Ten-year old Helda Khalid Jacob Hindi, a fifth-grader, is not at a loss for words. She is passionate about her life, her future and that of her loved ones. Helda and her family—mom, dad and a younger brother—recently moved back to Qaraqosh on Iraq’s Nineveh Plains, after spending three years in exile in Kurdistan. She remembers vividly the night of Aug. 6, 2014, when ISIS overran her town and Christian families had to flee overnight.
She says: “Alarm bells rang out in our streets—we had to escape the living hell of violence and terrorism. I went along, crying, with no hope of ever returning to my town, my school; with no hope of ever seeing my friends again. We had no idea how long we would be displaced from our beloved city. The days passed and we lived in torment and tragedy until we got used to it.”
Eventually, a new school was built for displaced children and Helda and her family began a new life. She remembers: “I was sad, clinging to hope of returning to my old school; but I made new friends. And today, by God’s grace, we have returned to our town and I am back in my old school among my old friends.”
Life in exile has been hard, perhaps particularly for a proud girl like Helda, who says: “we felt humiliated when we were receiving humanitarian aid, because we didn’t think that the day would come when we would become like beggars, oppressed people, with no power or strength.
“We had only God and we never stopped believing in his power and his mercy for all those hurting in Iraq and around the world. Whenever we approach him in prayer and faith, we feel joy and confidence without end. My family, friends and relatives never felt that God was far away from us. As far as I can see into the past, God has been with me always. God is with me everywhere and I make sure to always keep nearby some pictures of Jesus Christ and a Bible.”
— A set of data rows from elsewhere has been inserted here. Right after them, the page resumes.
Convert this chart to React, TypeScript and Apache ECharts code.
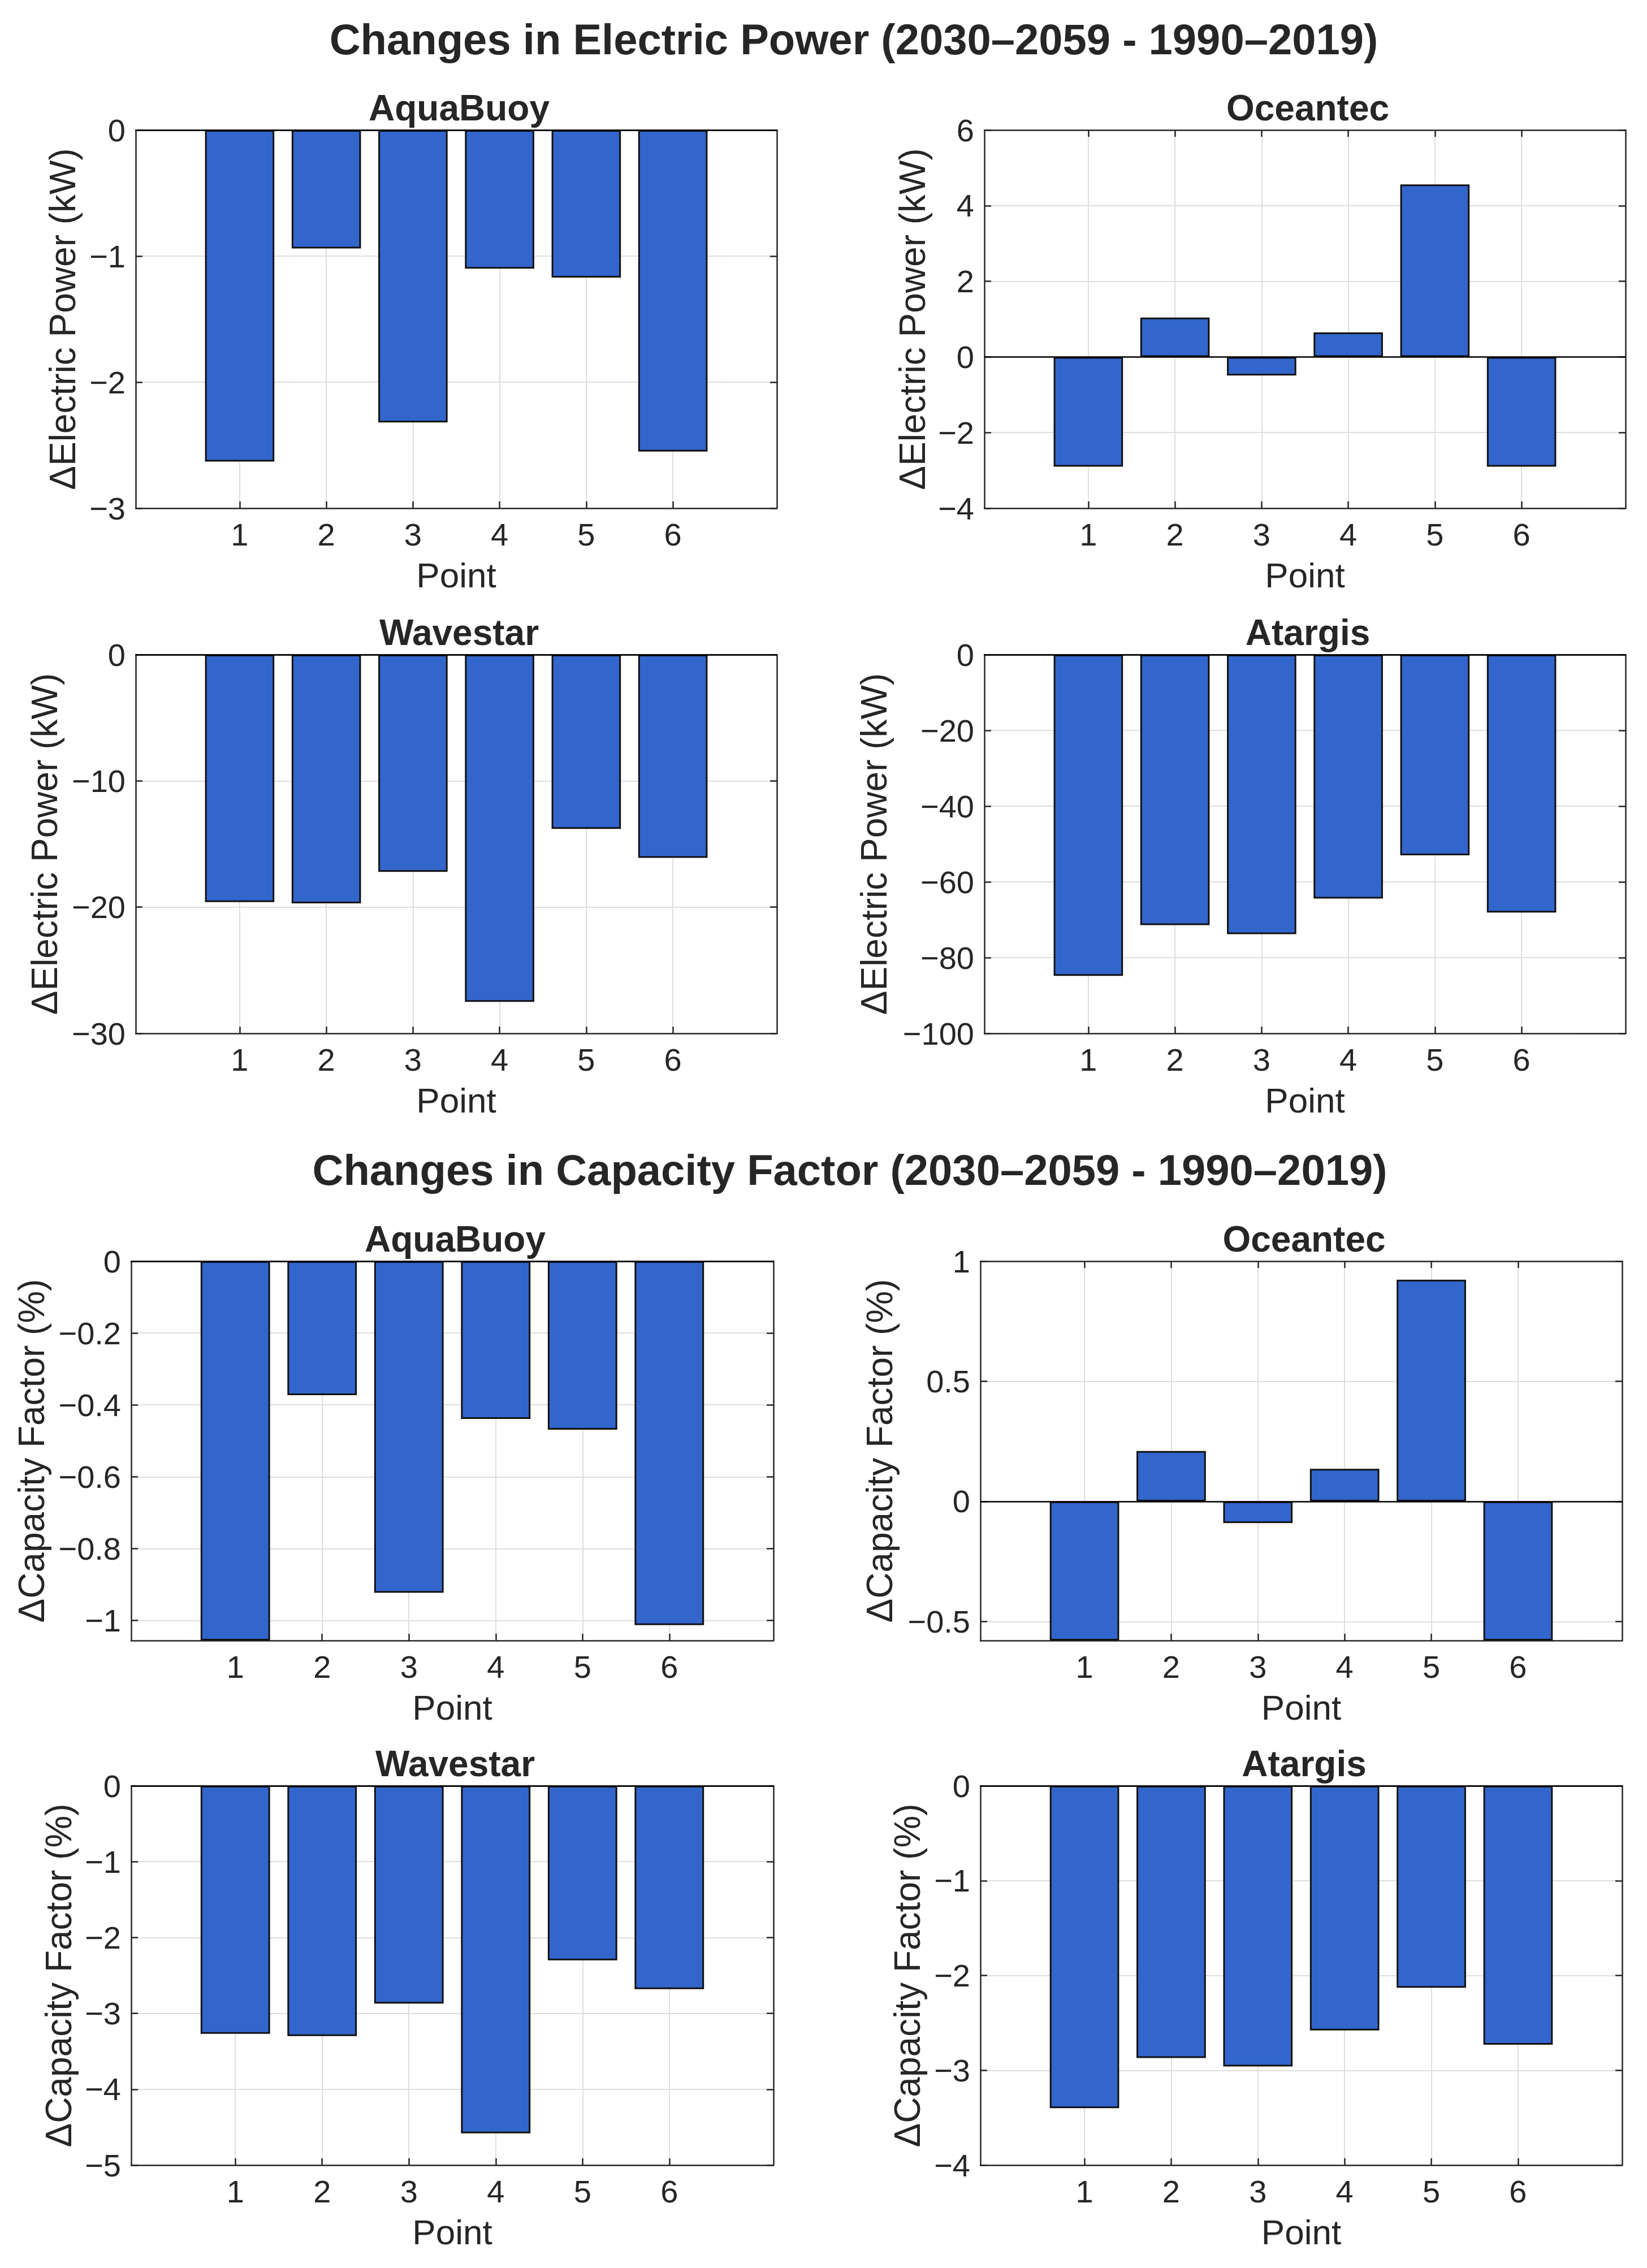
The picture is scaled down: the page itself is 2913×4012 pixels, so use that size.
import React, { useEffect, useRef } from "react";
import * as echarts from "echarts";

// Points along the coast (x axis)
const points = [1, 2, 3, 4, 5, 6];

// Change in electric power (kW), 2030–2059 minus 1990–2019
const epAquaBuoy = [-2.63, -0.94, -2.32, -1.1, -1.17, -2.55];
const epOceantec = [-2.9, 1.04, -0.49, 0.65, 4.56, -2.9];
const epWavestar = [-19.6, -19.7, -17.2, -27.5, -13.8, -16.1];
const epAtargis = [-84.8, -71.4, -73.8, -64.4, -53.0, -68.1];

// Change in capacity factor (%)
const cfAquaBuoy = [-1.056, -0.373, -0.923, -0.439, -0.469, -1.013];
const cfOceantec = [-0.579, 0.21, -0.09, 0.136, 0.923, -0.579];
const cfWavestar = [-3.27, -3.3, -2.87, -4.58, -2.3, -2.68];
const cfAtargis = [-3.4, -2.87, -2.96, -2.58, -2.13, -2.73];

// y tick labels
const epAquaBuoyTicks = [-3, -2, -1, 0];
const epOceantecTicks = [-4, -2, 0, 2, 4, 6];
const epWavestarTicks = [-30, -20, -10, 0];
const epAtargisTicks = [-100, -80, -60, -40, -20, 0];
const cfAquaBuoyTicks = [-1, -0.8, -0.6, -0.4, -0.2, 0];
const cfOceantecTicks = [-0.5, 0, 0.5, 1];
const cfWavestarTicks = [-5, -4, -3, -2, -1, 0];
const cfAtargisTicks = [-4, -3, -2, -1, 0];

const X_MIN = -0.2;
const X_MAX = 7.2;

const FONT = "'Liberation Sans', Arial, Helvetica, sans-serif";
const TEXT = "#262626";
const BAR = "#3366CC";
const GRID = "#dedede";

const EP_LABEL = "ΔElectric Power (kW)";
const CF_LABEL = "ΔCapacity Factor (%)";

const panels = [
  { name: "AquaBuoy", data: epAquaBuoy, ticks: epAquaBuoyTicks, min: -3, max: 0, label: EP_LABEL, box: [240, 230, 1134, 669], gap: 97 },
  { name: "Oceantec", data: epOceantec, ticks: epOceantecTicks, min: -4, max: 6, label: EP_LABEL, box: [1741, 230, 1134, 669], gap: 95 },
  { name: "Wavestar", data: epWavestar, ticks: epWavestarTicks, min: -30, max: 0, label: EP_LABEL, box: [240, 1158, 1134, 670], gap: 129 },
  { name: "Atargis", data: epAtargis, ticks: epAtargisTicks, min: -100, max: 0, label: EP_LABEL, box: [1741, 1158, 1134, 670], gap: 163 },
  { name: "AquaBuoy", data: cfAquaBuoy, ticks: cfAquaBuoyTicks, min: -1.056, max: 0, label: CF_LABEL, box: [232, 2231, 1136, 671], gap: 144 },
  { name: "Oceantec", data: cfOceantec, ticks: cfOceantecTicks, min: -0.579, max: 1, label: CF_LABEL, box: [1734, 2231, 1135, 671], gap: 146 },
  { name: "Wavestar", data: cfWavestar, ticks: cfWavestarTicks, min: -5, max: 0, label: CF_LABEL, box: [232, 3159, 1136, 671], gap: 96 },
  { name: "Atargis", data: cfAtargis, ticks: cfAtargisTicks, min: -4, max: 0, label: CF_LABEL, box: [1734, 3159, 1135, 671], gap: 97 },
];

const minus = (v: any) => String(v).replace("-", "\u2212");

export default function App() {
  const chartRef = useRef<HTMLDivElement>(null);

  useEffect(() => {
    if (!chartRef.current) return;
    document.body.style.margin = "0";
    const chart = echarts.init(chartRef.current, undefined, { renderer: "svg" });

    const grid: any[] = [];
    const xAxis: any[] = [];
    const yAxis: any[] = [];
    const series: any[] = [];
    const title: any[] = [
      {
        text: "Changes in Electric Power (2030–2059 - 1990–2019)",
        left: 1505,
        top: 26,
        textAlign: "center",
        textStyle: { fontFamily: FONT, fontSize: 76, fontWeight: "bold", color: TEXT },
      },
      {
        text: "Changes in Capacity Factor (2030–2059 - 1990–2019)",
        left: 1498,
        top: 2026,
        textAlign: "center",
        textStyle: { fontFamily: FONT, fontSize: 76, fontWeight: "bold", color: TEXT },
      },
    ];

    const axisLine = { show: true, onZero: false, lineStyle: { color: TEXT, width: 2.5 } };
    const tickStyle = { color: TEXT, width: 2.5 };

    panels.forEach((p, i) => {
      const [left, top, width, height] = p.box;
      grid.push({ left, top, width, height, containLabel: false });

      title.push({
        text: p.name,
        left: left + width / 2,
        top: top - 76,
        textAlign: "center",
        textStyle: { fontFamily: FONT, fontSize: 64, fontWeight: "bold", color: TEXT },
      });

      xAxis.push({
        type: "value",
        gridIndex: i,
        min: X_MIN,
        max: X_MAX,
        position: "bottom",
        name: "Point",
        nameLocation: "middle",
        nameGap: 87,
        nameTextStyle: { fontFamily: FONT, fontSize: 62, color: TEXT },
        axisLine,
        axisTick: { show: true, inside: true, length: 12, customValues: points, lineStyle: tickStyle },
        axisLabel: { show: true, customValues: points, margin: 18, fontFamily: FONT, fontSize: 56, color: TEXT },
        splitLine: { show: true, lineStyle: { color: GRID, width: 2 } },
      });
      xAxis.push({
        type: "value",
        gridIndex: i,
        min: X_MIN,
        max: X_MAX,
        position: "top",
        axisLine,
        axisTick: { show: true, inside: true, length: 12, customValues: points, lineStyle: tickStyle },
        axisLabel: { show: false },
        splitLine: { show: false },
      });

      yAxis.push({
        type: "value",
        gridIndex: i,
        min: p.min,
        max: p.max,
        position: "left",
        name: p.label,
        nameLocation: "middle",
        nameGap: p.gap,
        nameTextStyle: { fontFamily: FONT, fontSize: 64, color: TEXT },
        axisLine,
        axisTick: { show: true, inside: true, length: 12, customValues: p.ticks, lineStyle: tickStyle },
        axisLabel: { show: true, customValues: p.ticks, margin: 18, fontFamily: FONT, fontSize: 56, color: TEXT, formatter: minus },
        splitLine: { show: true, lineStyle: { color: GRID, width: 2 } },
      });
      yAxis.push({
        type: "value",
        gridIndex: i,
        min: p.min,
        max: p.max,
        position: "right",
        axisLine,
        axisTick: { show: true, inside: true, length: 12, customValues: p.ticks, lineStyle: tickStyle },
        axisLabel: { show: false },
        splitLine: { show: false },
      });

      const unitPx = width / (X_MAX - X_MIN);
      series.push({
        type: "bar",
        xAxisIndex: i * 2,
        yAxisIndex: i * 2,
        barWidth: 0.8 * unitPx,
        data: points.map((x, k) => [x, p.data[k]]),
        itemStyle: { color: BAR, borderColor: "#111", borderWidth: 3 },
        clip: true,
        markLine: {
          silent: true,
          symbol: "none",
          label: { show: false },
          lineStyle: { color: "#000", width: 2.5, type: "solid" },
          data: [{ yAxis: 0 }],
        },
      });
    });

    chart.setOption({
      animation: false,
      backgroundColor: "#ffffff",
      title,
      grid,
      xAxis,
      yAxis,
      series,
    });

    return () => {
      chart.dispose();
    };
  }, []);

  return <div ref={chartRef} style={{ width: 2913, height: 4012 }} />;
}
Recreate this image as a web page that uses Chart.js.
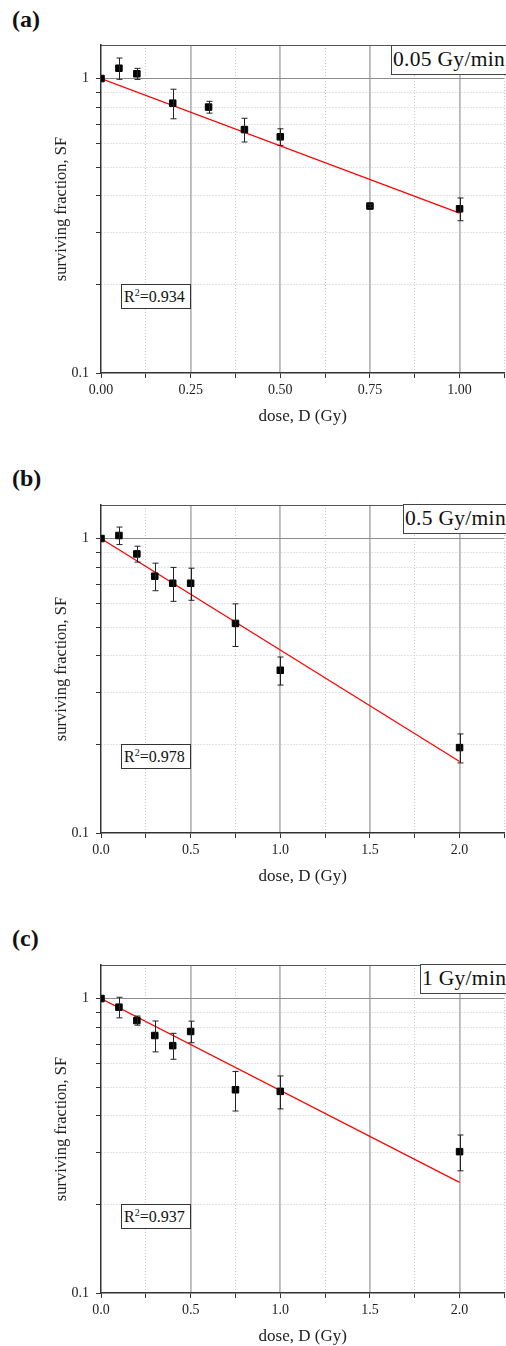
<!DOCTYPE html>
<html>
<head>
<meta charset="utf-8">
<title>surviving fraction vs dose</title>
<script src="https://cdn.jsdelivr.net/npm/chart.js@4.4.0/dist/chart.umd.min.js"></script>
<style>
  html, body { margin: 0; padding: 0; background: #fff; overflow: hidden; }
  body { position: relative; width: 506px; height: 1346px; font-family: "Liberation Serif", "Times New Roman", serif; color: #111; }
  canvas { position: absolute; left: 0; }
  .panel { position: absolute; left: 12px; font-weight: bold; font-size: 24px; line-height: 24px; }
  .rate { position: absolute; width: 150px; height: 30px; box-sizing: border-box; border: 1px solid #444; background: #fff;
          font-size: 21.5px; letter-spacing: 0.3px; line-height: 27px; padding-left: 1px; white-space: nowrap; }
  .r2 { position: absolute; left: 121px; width: 70px; height: 25px; box-sizing: border-box; border: 1px solid #333;
        background: #fff; font-size: 16px; line-height: 23px; padding-left: 2px; white-space: nowrap; }
  .r2 sup { font-size: 10px; line-height: 0; vertical-align: 6px; }
</style>
</head>
<body>

<div class="panel" style="top:7px">(a)</div>
<div class="panel" style="top:466px">(b)</div>
<div class="panel" style="top:926px">(c)</div>

<canvas id="chartA" width="510" height="433" style="top:0px"></canvas>
<canvas id="chartB" width="510" height="453" style="top:440px"></canvas>
<canvas id="chartC" width="510" height="453" style="top:900px"></canvas>

<div class="rate" style="left:391px; top:45px">0.05 Gy/min</div>
<div class="rate" style="left:403px; top:504px">0.5 Gy/min</div>
<div class="rate" style="left:420px; top:964px">1 Gy/min</div>

<div class="r2" style="top:284px">R<sup>2</sup>=0.934</div>
<div class="r2" style="top:744px">R<sup>2</sup>=0.978</div>
<div class="r2" style="top:1204px">R<sup>2</sup>=0.937</div>

<script>
// (a) 0.05 Gy/min
const doseA = [0, 0.05, 0.1, 0.2, 0.3, 0.4, 0.5, 0.75, 1.0];
const sfA = [1.0, 1.084, 1.038, 0.825, 0.80, 0.671, 0.634, 0.369, 0.361];
const errA = [0, 0.09, 0.045, 0.095, 0.037, 0.062, 0.041, 0.004, 0.032];
const fitDoseA = [0, 1.0];
const fitSfA = [1.0, 0.349];

// (b) 0.5 Gy/min
const doseB = [0, 0.1, 0.2, 0.3, 0.4, 0.5, 0.75, 1.0, 2.0];
const sfB = [1.0, 1.024, 0.887, 0.745, 0.705, 0.705, 0.515, 0.357, 0.195];
const errB = [0, 0.07, 0.055, 0.08, 0.093, 0.088, 0.085, 0.039, 0.022];
const fitDoseB = [0, 2.0];
const fitSfB = [1.0, 0.175];

// (c) 1 Gy/min
const doseC = [0, 0.1, 0.2, 0.3, 0.4, 0.5, 0.75, 1.0, 2.0];
const sfC = [1.0, 0.935, 0.842, 0.749, 0.692, 0.773, 0.49, 0.484, 0.302];
const errC = [0, 0.075, 0.03, 0.09, 0.07, 0.065, 0.075, 0.062, 0.042];
const fitDoseC = [0, 2.0];
const fitSfC = [1.0, 0.2375];

// ticks
const xMajorA = [0, 0.25, 0.5, 0.75, 1.0];
const xMinorA = [0.125, 0.375, 0.625, 0.875, 1.125];
const xMajorBC = [0, 0.5, 1.0, 1.5, 2.0];
const xMinorBC = [0.25, 0.75, 1.25, 1.75, 2.25];
const yMajor = [0.1, 1];
const yMinor = [0.2, 0.3, 0.4, 0.5, 0.6, 0.7, 0.8, 0.9];

const serif = '"Liberation Serif", "Times New Roman", serif';
const clear = 'rgba(0,0,0,0)';

const errorBars = {
  id: 'errorBars',
  afterDatasetsDraw(chart) {
    const ds = chart.data.datasets[0];
    const xs = chart.scales.x, ys = chart.scales.y;
    const ctx = chart.ctx;
    ctx.save();
    ctx.strokeStyle = '#222';
    ctx.lineWidth = 1;
    ds.data.forEach((p, i) => {
      const e = ds.errors[i];
      if (!e) return;
      const px = Math.round(xs.getPixelForValue(p.x)) + 0.5;
      const top = ys.getPixelForValue(p.y + e);
      const bot = ys.getPixelForValue(p.y - e);
      ctx.beginPath();
      ctx.moveTo(px, top); ctx.lineTo(px, bot);
      ctx.moveTo(px - 3, top); ctx.lineTo(px + 3, top);
      ctx.moveTo(px - 3, bot); ctx.lineTo(px + 3, bot);
      ctx.stroke();
    });
    ctx.restore();
  }
};

function makeChart(id, dose, sf, err, fitDose, fitSf, xMax, xMajor, xMinor, digits, padTop) {
  const xAll = xMajor.concat(xMinor).sort((a, b) => a - b);
  const yAll = yMajor.concat(yMinor).sort((a, b) => a - b);
  new Chart(document.getElementById(id), {
    type: 'scatter',
    data: {
      datasets: [
        {
          data: dose.map((d, i) => ({x: d, y: sf[i]})),
          errors: err,
          pointStyle: 'rect',
          pointRadius: 4.6,
          backgroundColor: '#000',
          borderColor: '#000',
          borderWidth: 1,
          clip: 0
        },
        {
          data: fitDose.map((d, i) => ({x: d, y: fitSf[i]})),
          showLine: true,
          pointRadius: 0,
          borderColor: '#ff0000',
          borderWidth: 1.2
        }
      ]
    },
    options: {
      responsive: false,
      animation: false,
      layout: { padding: { left: 48, top: padTop, right: 0, bottom: 0 } },
      plugins: { legend: { display: false }, tooltip: { enabled: false } },
      scales: {
        x: {
          type: 'linear', position: 'bottom', min: 0, max: xMax,
          afterBuildTicks: s => { s.ticks = xAll.map(v => ({value: v})); },
          afterFit: s => { s.height = 60; },
          ticks: {
            autoSkip: false, maxRotation: 0, padding: 4, color: '#222',
            font: { family: serif, size: 14 },
            callback: v => xMajor.includes(v) ? v.toFixed(digits) : ''
          },
          grid: {
            color: c => (c.tick && xMinor.includes(c.tick.value)) ? '#c8c8c8' : clear,
            lineWidth: 1, tickLength: 5, tickColor: '#333', tickWidth: 1
          },
          border: { color: '#333', width: 1.5, dash: [1, 2] },
          title: {
            display: true, text: 'dose, D (Gy)', color: '#222',
            font: { family: serif, size: 17 }, padding: { top: 4, bottom: 6 }
          }
        },
        x2: {
          type: 'linear', position: 'top', min: 0, max: xMax,
          afterBuildTicks: s => { s.ticks = xMajor.map(v => ({value: v})); },
          afterFit: s => { s.height = 0; },
          ticks: { display: false },
          grid: {
            color: c => (c.tick && c.tick.value > 0) ? '#b8b8b8' : clear,
            lineWidth: 1.8, drawTicks: false
          },
          border: { color: '#555', width: 1 }
        },
        y: {
          type: 'logarithmic', position: 'left', min: 0.1, max: 1.3,
          afterBuildTicks: s => { s.ticks = yAll.map(v => ({value: v})); },
          afterFit: s => { s.width = 53; },
          ticks: {
            autoSkip: false, padding: 7, color: '#222',
            font: { family: serif, size: 14 },
            callback: v => yMajor.includes(v) ? String(v) : ''
          },
          grid: {
            color: c => (c.tick && yMinor.includes(c.tick.value)) ? '#c8c8c8' : clear,
            lineWidth: 1, tickLength: 5, tickColor: '#333', tickWidth: 1
          },
          border: { color: '#333', width: 1.5, dash: [1, 2] },
          title: {
            display: true, text: 'surviving fraction, SF', color: '#222',
            font: { family: serif, size: 16.5 }, padding: { top: 4, bottom: 4 }
          }
        },
        y2: {
          type: 'logarithmic', position: 'right', min: 0.1, max: 1.3,
          afterBuildTicks: s => { s.ticks = [{value: 1}]; },
          afterFit: s => { s.width = 0; },
          ticks: { display: false },
          grid: { color: '#8c8c8c', lineWidth: 1, drawTicks: false },
          border: { display: false }
        }
      }
    },
    plugins: [errorBars]
  });
}

makeChart('chartA', doseA, sfA, errA, fitDoseA, fitSfA, 1.125, xMajorA, xMinorA, 2, 45);
makeChart('chartB', doseB, sfB, errB, fitDoseB, fitSfB, 2.25, xMajorBC, xMinorBC, 1, 65);
makeChart('chartC', doseC, sfC, errC, fitDoseC, fitSfC, 2.25, xMajorBC, xMinorBC, 1, 65);
</script>
</body>
</html>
Helda proclaims she has her own ideas about her country. She explains: “sometimes, I want to stay in Iraq because it is my home, my beloved country. Sometimes, I want to leave, especially when I see photographs and videos of terrorism striking innocent civilians. My heart cannot bear those horrifying scenes, but when I feel scared, I ask God to save me.
“Frankly I’m not really sure about my future here in Iraq. I would want to go abroad with my family if we have to continue suffering war and persecution; how long it will take for us to finally be safe and secure? My message to the West is to do as much as possible to support Christians in Iraq because they are close to extinction. Help us. Have compassion, and you will be rewarded by the one who is in heaven.
We want stability and peace. Let’s work together and pray together for peace and love—for all of us.”
Helda insists: “I have a beautiful dream in life. My hobbies are painting, music, singing, and I like acting a lot, but my ambition is—with the help of God—to become a dentist, to serve my community and my country, wherever I may end up living.” She adds, however: “I do not know where to start because things are still so unsettled. What will be next for us? It’s so hard to tell right now…”
Since 2014 and up to September 2017 ACN has provided over 34.5 million Euros for projects in Iraq, of which 7 million Euros were dedicated to housing costs and 11 million Euros to food and other basic necessities for IDPs in Erbil as well as 1,8 million Euro for the reconstruction of houses and churches in the Nineveh Plains. The pontifical foundation has already helped to renovate nearly 200 houses (188 exactly) and pledged to renovate 404 in Qaraqosh/Baghdeda and 150 houses in Bartella.